The new strategy involves draining overlooked or untapped reserves draining barrels from the neglected reef structure at Keg River – the existing wells watered out in the 1980s, although there has been a partial equilibrium after decades of shut-in.

Three proof of concept wells—a re-entry and two new wells early in 2014 at its Virgo field redevelopment in Alberta,– a re-entry and two new wells – were brought into production by May. These meant by July the company was producing 165 bopd .This successful three-well trial greenlit another US$6 million three-well programme, which got underway in August. The AIM company was also encouraged to triple its footprint here, increasing its mineral lease acreage for the Keg River formation from 9,300 to over 30,000 acres.

Thereafter, though, choke backs to keep tgas flaring within regulatory limits, shut – ins for pipeline work and other technical problems led to a sharp drop in output. The company has said, however, that the five wells drilled in 2014 have a total production capacity of 250 bopd at water cuts greater than 50 per cent.
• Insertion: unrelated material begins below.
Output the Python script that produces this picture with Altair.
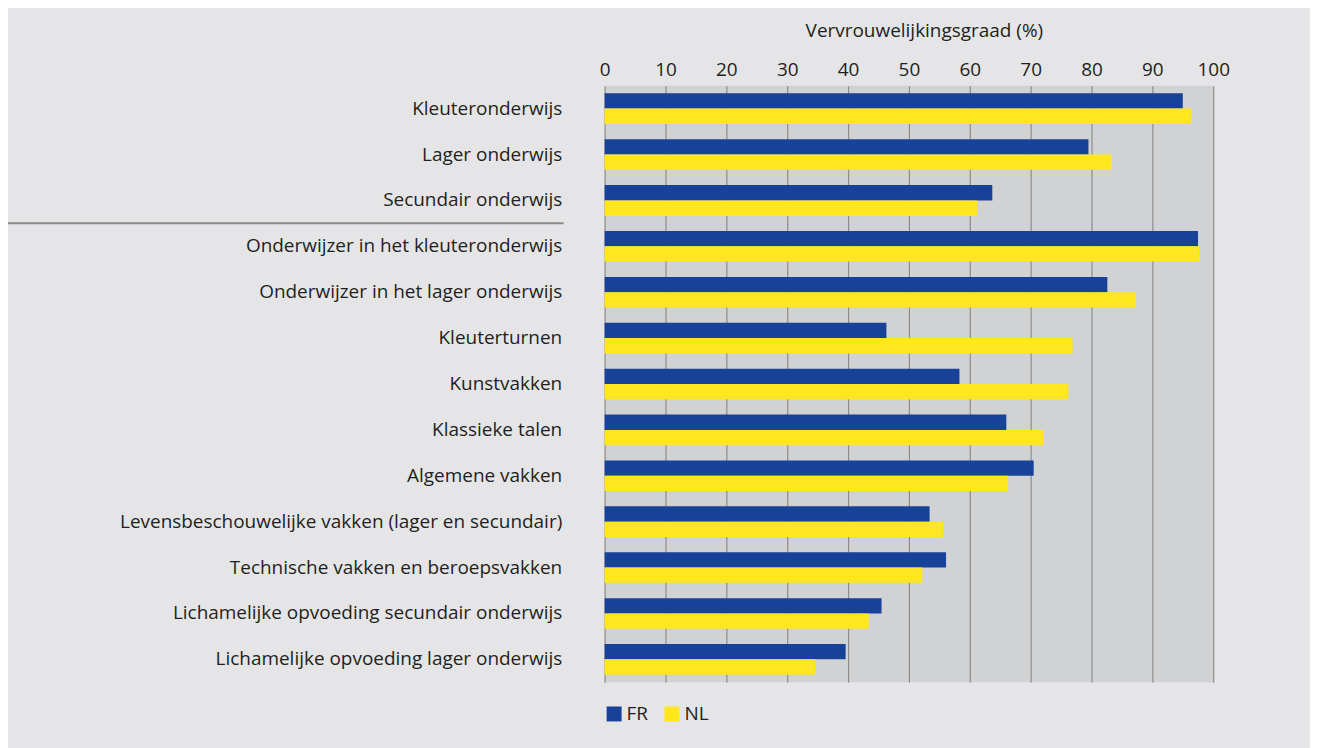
import altair as alt
import pandas as pd

categories = [
    "Kleuteronderwijs",
    "Lager onderwijs",
    "Secundair onderwijs",
    "Onderwijzer in het kleuteronderwijs",
    "Onderwijzer in het lager onderwijs",
    "Kleuterturnen",
    "Kunstvakken",
    "Klassieke talen",
    "Algemene vakken",
    "Levensbeschouwelijke vakken (lager en secundair)",
    "Technische vakken en beroepsvakken",
    "Lichamelijke opvoeding secundair onderwijs",
    "Lichamelijke opvoeding lager onderwijs",
]
fr_values = [95.0, 79.5, 63.7, 97.5, 82.6, 46.3, 58.3, 66.0, 70.5, 53.4, 56.1, 45.5, 39.6]
nl_values = [96.4, 83.3, 61.2, 97.7, 87.3, 76.9, 76.2, 72.2, 66.3, 55.6, 52.2, 43.4, 34.6]
series = ["FR", "NL"]
x_ticks = [0, 10, 20, 30, 40, 50, 60, 70, 80, 90, 100]
x_title = "Vervrouwelijkingsgraad (%)"
separator_after = 3  # line drawn after the third category

rows = []
for c, f, n in zip(categories, fr_values, nl_values):
    rows.append({"cat": c, "land": "FR", "v": f})
    rows.append({"cat": c, "land": "NL", "v": n})
df = pd.DataFrame(rows)

PLOT_W = 610
PLOT_H = 598
FONT = "Open Sans"
FS = 19
TXT = "#231f20"

bars = alt.Chart(df).mark_bar().encode(
    x=alt.X(
        "v:Q",
        scale=alt.Scale(domain=[0, 100], nice=False, zero=True),
        axis=alt.Axis(
            orient="top",
            values=x_ticks,
            title=x_title,
            titleFontSize=FS,
            titleFontWeight="normal",
            titleColor=TXT,
            titleFont=FONT,
            titleX=320,
            titleY=-49,
            titleAlign="center",
            titleBaseline="alphabetic",
            labelFontSize=FS,
            labelFont=FONT,
            labelColor=TXT,
            labelPadding=6,
            labelFlush=False,
            labelOverlap=False,
            ticks=False,
            tickSize=0,
            domain=False,
            grid=True,
            gridColor="#8c8c8c",
            gridWidth=1.2,
        ),
    ),
    y=alt.Y(
        "cat:N",
        sort=categories,
        scale=alt.Scale(paddingInner=0.333, paddingOuter=0.1665),
        axis=alt.Axis(
            title=None,
            labelFontSize=FS,
            labelFont=FONT,
            labelColor=TXT,
            labelPadding=43,
            labelLimit=800,
            ticks=False,
            domain=False,
            grid=False,
        ),
    ),
    yOffset=alt.YOffset("land:N", sort=series, scale=alt.Scale(paddingInner=0, paddingOuter=0)),
    color=alt.Color(
        "land:N",
        sort=series,
        scale=alt.Scale(domain=series, range=["#174297", "#ffe61e"]),
        legend=alt.Legend(
            title=None,
            orient="none",
            legendX=0,
            legendY=620,
            direction="horizontal",
            symbolType="square",
            symbolSize=225,
            symbolStrokeWidth=0,
            symbolOpacity=1,
            labelFontSize=FS,
            labelFont=FONT,
            labelColor=TXT,
            labelOffset=3,
            columnPadding=14,
            padding=0,
        ),
    ),
)

sep_y = PLOT_H / len(categories) * separator_after
separator = alt.Chart(pd.DataFrame({"k": [0]})).mark_rule(color="#8a8a8a", strokeWidth=2).encode(
    x=alt.value(-599),
    x2=alt.value(-41),
    y=alt.value(sep_y),
)

chart = (
    alt.layer(bars, separator)
    .properties(
        width=PLOT_W,
        height=PLOT_H,
        background="#e5e5e7",
        padding={"left": 598, "top": 77, "right": 97, "bottom": 65},
        autosize=alt.AutoSizeParams(type="none"),
    )
    .configure_view(fill="#d1d2d4", stroke=None)
)

chart.save("out.html", embed_options={"renderer": "svg", "actions": False})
Establishing disposal of the produced water as economically as possible is the key to the restart of production from these wells.

Other operators in the area have demonstrated that wells can produce economically at water cuts greater than 95 per cent , so Northern should be able to get them back into business and take output up to the 500 bopd once envisaged.

Perhaps of more immediate significance, at US$55 WTI operating net back after royalty is forecast to be approximately US$30 a barrel. At current oil prices, net cash flow from both new wells is expected to cover most of the total general and admin costs for the whole group.

Moreover, having now demonstrated that the Alberta strategy is beginning to work, there is clearly still a lot to play for in the Reef Structure. So far Northern has managed to push recovery rates up from 17 to 18 per cent of the 101 million barrels of oil in place. But it is also examining plans for a secondary water flood, which the company reckons could lift recovery rates as high as 35 to 40 per cent.

Northern just a Canada play: it may have sold off its properties in the UK and the Netherlands but it still retains its interests in Italy; and as the Shell farm-in has shown there are reports of growing confidence in the political and business environment that may lead to long overdue further progress with other stalled permits in the Southern Adriatic.

Under the previous management a failure to deliver value from the company’s large Italian portfolio – not to mention the serial reserves disappointments in the Netherlands – long weighed on the share price,. The shares fell from a 52 week high of 27.38p to a low of 4.13p. They picked up on the Shell farm-in news and are now trading at 7.75p. Further progress on the Keg River development should do the £7.92 market cap company no harm.